Then I get error this task runs 4 additional times. So I run my second task many times. It mean I need edit context to avoid error.

My first dag:

import datetime

from airflow.decorators import dag, task
from airflow.operators.dagrun_operator import TriggerDagRunOperator

from dag_add_client_loyalty import dag_add_client_loyalty

default_args = {
    'owner': 'd-chernovol',
    'depends_on_past': False,
    'retries': 5,
    'retry_delay': datetime.timedelta(minutes=1),
    'start_date': datetime.datetime(2024, 6, 30)
}

schedule_interval = '*/20 * * * *'

@dag(default_args=default_args, schedule_interval=schedule_interval, catchup=False, concurrency=4)
def dag_update_database():
    @task
    def get_salons(api, tries: int):
        ...
        return result_from_salons_api

    @task
    def get_clients(api, tries: int, result_from_salons_api: list):
        ...
        return clients
    
@task  
def trigger_add_client_loyalty_dag():       
    trigger_dag_add_client_loyalty_task = TriggerDagRunOperator(
        task_id='run_dag_add_client_loyalty',
        trigger_dag_id='dag_add_client_loyalty',
        dag=dag_update_database
    )
    trigger_dag_add_client_loyalty_task.execute(context={})

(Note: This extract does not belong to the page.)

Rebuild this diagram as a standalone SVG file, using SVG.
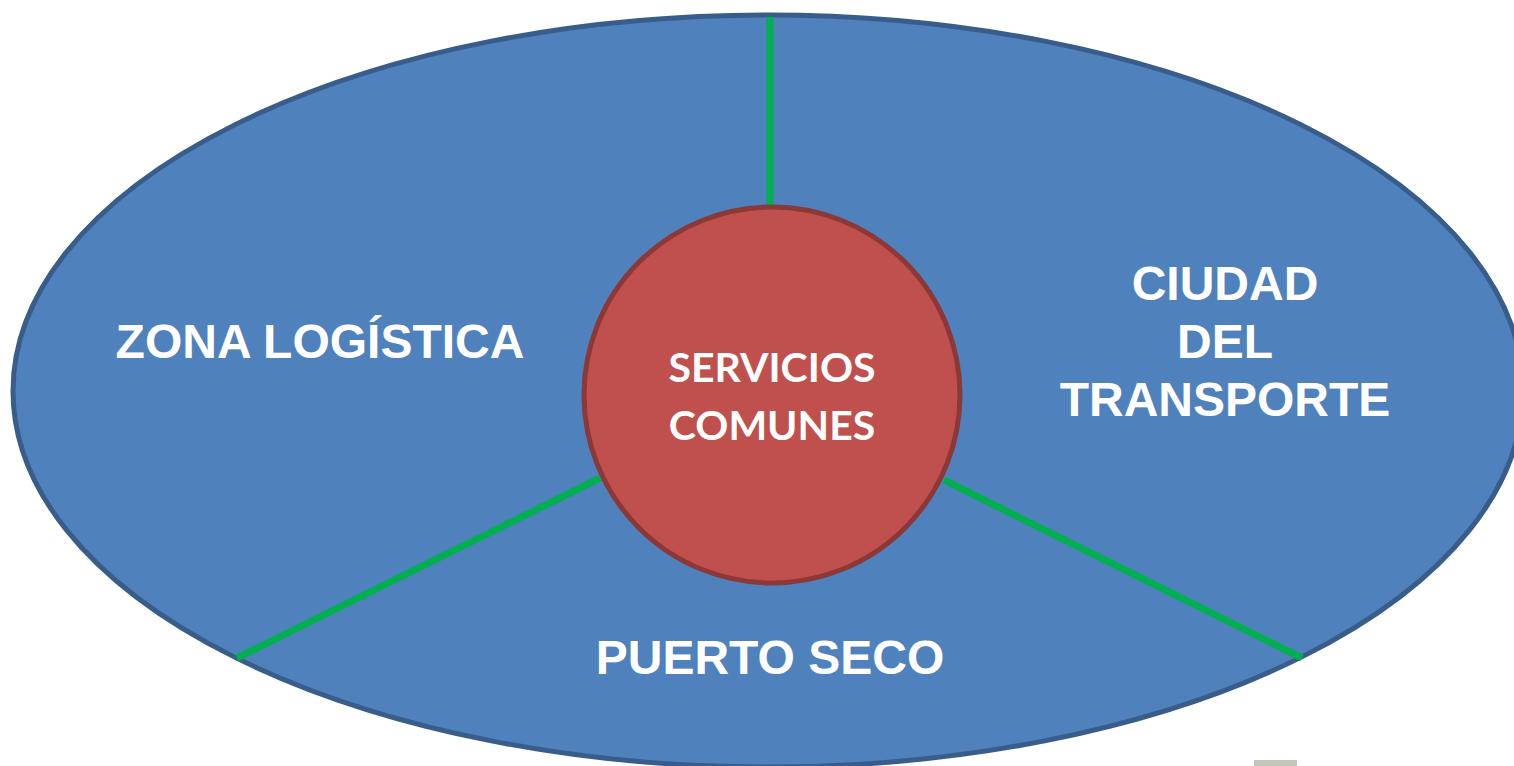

    get_salon_task = get_salons(api, 10)
    get_clients_task = get_clients(api, 10, get_salon_task)
    run_add_client_loyalty_dag_task = trigger_add_client_loyalty_dag()


    get_salon_task.set_downstream(get_clients_task)
    get_clients_task.set_downstream(run_add_client_loyalty_dag_task)

dag_update_database = dag_update_database()

Second dag code:

from airflow.decorators import dag, task

default_args = {
    'owner': 'd-chernovol',
    'depends_on_past': False,
    'retries': 5,
    'retry_delay': datetime.timedelta(minutes=1),
    'start_date': datetime.datetime(2024, 6, 30)
}

@dag(default_args=default_args, schedule_interval=None, catchup=False, concurrency=4)
def dag_add_client_loyalty():
    @task
    def get_salons_list():
        return result
    
    @task
    def get_records_from_api():
        return result

    get_salon_task = get_salons_list(api)
    get_records_from_api_task = get_records_from_api(api, get_salon_task)

    get_salon_task.set_downstream(get_records_from_api_task)

dag_add_client_loyalty = dag_add_client_loyalty()

Solution

  • I finally solve my problem.

    The basic problem of my first code - I didn't put context for trigger.execute. In this case trigger run next dag, but I get error:

    context["task_instance"]
    

    All I need to do is add kwarks for def trigger_add_client_loyalty_dag(**kwargs).

    Context will be put to kwarks automatically.

    from datetime import datetime, timedelta, timezone
    
    from airflow.decorators import dag, task
    from airflow.operators.dagrun_operator import TriggerDagRunOperator
    
    from dag_add_client_loyalty import dag_add_client_loyalty
    
    default_args = {
        'owner': 'd-chernovol',
        'depends_on_past': False,
        'retries': 5,
        'retry_delay': timedelta(minutes=1),
        'start_date': datetime(2024, 6, 30)
    }
    
    schedule_interval = '*/20 * * * *'
    
    @dag(default_args=default_args, schedule_interval=schedule_interval, catchup=False, concurrency=4)
    def dag_update_database():
        @task
        def get_salons(api, tries: int):
            ...
            return result_from_salons_api
    
        @task
        def get_clients(api, tries: int, result_from_salons_api: list):
            ...
            return clients
        
    @task  
    def trigger_add_client_loyalty_dag(**kwargs): # I add kwargs, kwargs contain context (airflow put context into kwarks by default)
        execution_date = timezone.make_aware(datetime.now(), timezone=timezone.utc) # add date
        context = kwargs # context to run .execute
        trigger_dag_add_client_loyalty_task = TriggerDagRunOperator(
            task_id='run_dag_add_client_loyalty'
            , trigger_dag_id='dag_add_client_loyalty'
            , execution_date=execution_date # add date
            , wait_for_completion=False # I don't want get up_for_retry in this dag, I'll check log for dag_add_client_loyalty anyway
            , dag=dag_update_database
        )
        trigger_dag_add_client_loyalty_task.execute(context=context) # add context
    
        get_salon_task = get_salons(api, 10)
        get_clients_task = get_clients(api, 10, get_salon_task)
        run_add_client_loyalty_dag_task = trigger_add_client_loyalty_dag()
    
    
        get_salon_task.set_downstream(get_clients_task)
        get_clients_task.set_downstream(run_add_client_loyalty_dag_task)
    
    dag_update_database = dag_update_database()